A internação, que tem como objetivo reeducar o jovem e integrá-lo à sociedade, é entendida como medida de exceção pelo ECA e deve ser determinada pelo juiz em último caso. Na semiliberdade, o adolescente dorme em casa, mas passa o dia em um local de apoio. Além dessas hipóteses, o juiz também pode determinar uma advertência, a prestação de serviços à comunidade ou a liberdade assistida, em que jovem pode frequentar locais como estágio ou escola acompanhado de um adulto.
“Na prática, os nossos estabelecimentos são um caos”, afirma Marília. “No caso dos meninos, os estabelecimentos são uma máquina de matar adolescentes ou de entregá-los ao sistema prisional (...) No caso das meninas, como entre as mulheres presas, prevalecem crimes menos violentos, como o tráfico de drogas e o furto.
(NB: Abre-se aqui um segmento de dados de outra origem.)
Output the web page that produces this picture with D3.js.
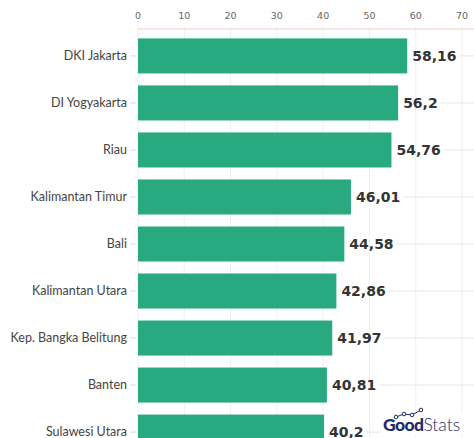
<!DOCTYPE html>
<meta charset="utf-8">
<html>
<body style="margin:0;background:#fff">
<div id="chart"></div>
<script src="https://d3js.org/d3.v7.min.js"></script>
<script>
// data
var provinces = ["DKI Jakarta", "DI Yogyakarta", "Riau", "Kalimantan Timur", "Bali",
  "Kalimantan Utara", "Kep. Bangka Belitung", "Banten", "Sulawesi Utara"];
var values = [58.16, 56.2, 54.76, 46.01, 44.58, 42.86, 41.97, 40.81, 40.2];
var labels = ["58,16", "56,2", "54,76", "46,01", "44,58", "42,86", "41,97", "40,81", "40,2"];
var xTicks = [0, 10, 20, 30, 40, 50, 60, 70];

var W = 474, H = 438;
var svg = d3.select("#chart").append("svg").attr("width", W).attr("height", H);

var x = d3.scaleLinear().domain([0, 70]).range([138, 462]);
var y = d3.scaleBand().domain(provinces).range([29, 459]).paddingInner(0.255).paddingOuter(0.2);

// vertical grid
svg.append("g").selectAll("line").data(xTicks).enter().append("line")
  .attr("x1", d => x(d)).attr("x2", d => x(d))
  .attr("y1", 26).attr("y2", H)
  .attr("stroke", "#efefef").attr("stroke-width", 1);

// top axis
svg.append("line").attr("x1", 138).attr("x2", W).attr("y1", 29).attr("y2", 29)
  .attr("stroke", "#f2cfcf").attr("stroke-width", 1);
svg.append("g").selectAll("text").data(xTicks).enter().append("text")
  .attr("x", d => x(d)).attr("y", 19)
  .attr("text-anchor", "middle")
  .style("font-family", "DejaVu Sans, sans-serif")
  .style("font-size", "9.5px")
  .style("fill", "#666")
  .text(d => d);

// bars
var rows = svg.append("g").selectAll("g").data(provinces).enter().append("g");

rows.append("rect")
  .attr("x", x(0))
  .attr("y", d => y(d))
  .attr("width", (d, i) => x(values[i]) - x(0))
  .attr("height", y.bandwidth())
  .attr("fill", "#29a97f");

// category ticks and labels
rows.append("line")
  .attr("x1", 130).attr("x2", 136)
  .attr("y1", d => y(d) + y.bandwidth() / 2).attr("y2", d => y(d) + y.bandwidth() / 2)
  .attr("stroke", "#ddd");
rows.append("text")
  .attr("x", 127)
  .attr("y", d => y(d) + y.bandwidth() / 2)
  .attr("dy", "0.35em")
  .attr("text-anchor", "end")
  .style("font-family", "Lato, sans-serif")
  .style("font-size", "12.5px")
  .style("fill", "#444")
  .text(d => d);

// value labels with trailing guide line
rows.each(function (d, i) {
  var g = d3.select(this);
  var cy = y(d) + y.bandwidth() / 2;
  var t = g.append("text")
    .attr("x", x(values[i]) + 5)
    .attr("y", cy)
    .attr("dy", "0.36em")
    .style("font-family", "DejaVu Sans, sans-serif")
    .style("font-weight", "bold")
    .style("font-size", "14px")
    .style("fill", "#333")
    .text(labels[i]);
  var end = x(values[i]) + 5 + t.node().getComputedTextLength() + 3;
  g.append("line")
    .attr("x1", end).attr("x2", W)
    .attr("y1", cy).attr("y2", cy)
    .attr("stroke", "#e6e6e6");
});

// GoodStats logo
var logo = svg.append("g").attr("transform", "translate(383,431)");
logo.append("rect").attr("x", -2).attr("y", -18).attr("width", 95).attr("height", 22).attr("fill", "#fff");
var lt = logo.append("text")
  .style("font-family", "Lato, sans-serif")
  .style("font-size", "17.5px")
  .style("fill", "#1f2a6e");
lt.append("tspan").style("font-weight", "900").style("letter-spacing", "-0.6px").text("Good");
lt.append("tspan").style("font-weight", "300").text("Stats");
var icon = [[13, -14], [21, -17], [29, -16], [38, -21]];
logo.append("path")
  .attr("d", d3.line()(icon))
  .attr("fill", "none").attr("stroke", "#1f2a6e").attr("stroke-width", 1);
logo.append("g").selectAll("circle").data(icon).enter().append("circle")
  .attr("cx", d => d[0]).attr("cy", d => d[1]).attr("r", 1.8)
  .attr("fill", "#fff").attr("stroke", "#1f2a6e").attr("stroke-width", 1);
</script>
</body>
</html>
As mulheres são presas por muito menos que os homens”, diz ainda.
“Mas a maior descoberta do nosso relatório foram duas coisas: primeiro, a quantidade de relatos de crimes sexuais que essas meninas sofrem ao longo da vida. Muitas estão presas, inclusive, porque praticaram um homicídio contra quem as violentou durante muitos anos, como pais e irmãos (...) Segundo, entre as medidas socioeducativas das meninas prevalecem coisas como lavar, passar, fazer maquiagem, reforçando o papel doméstico das mulheres”, resumiu Marília.
Para a professora Ana Paula, o principal gargalo das políticas socioeducativas no Brasil é a falta de continuidade entre governos e a instabilidade dos programas. “Houve avanços e retrocessos desde a promulgação do ECA. Todo governo avança em alguns pontos, mas retrocede em outros. Não há no Brasil, como nos Estados Unidos, uma política de Estado sobre o tema, que tenha continuidade para além dos governos”, diz.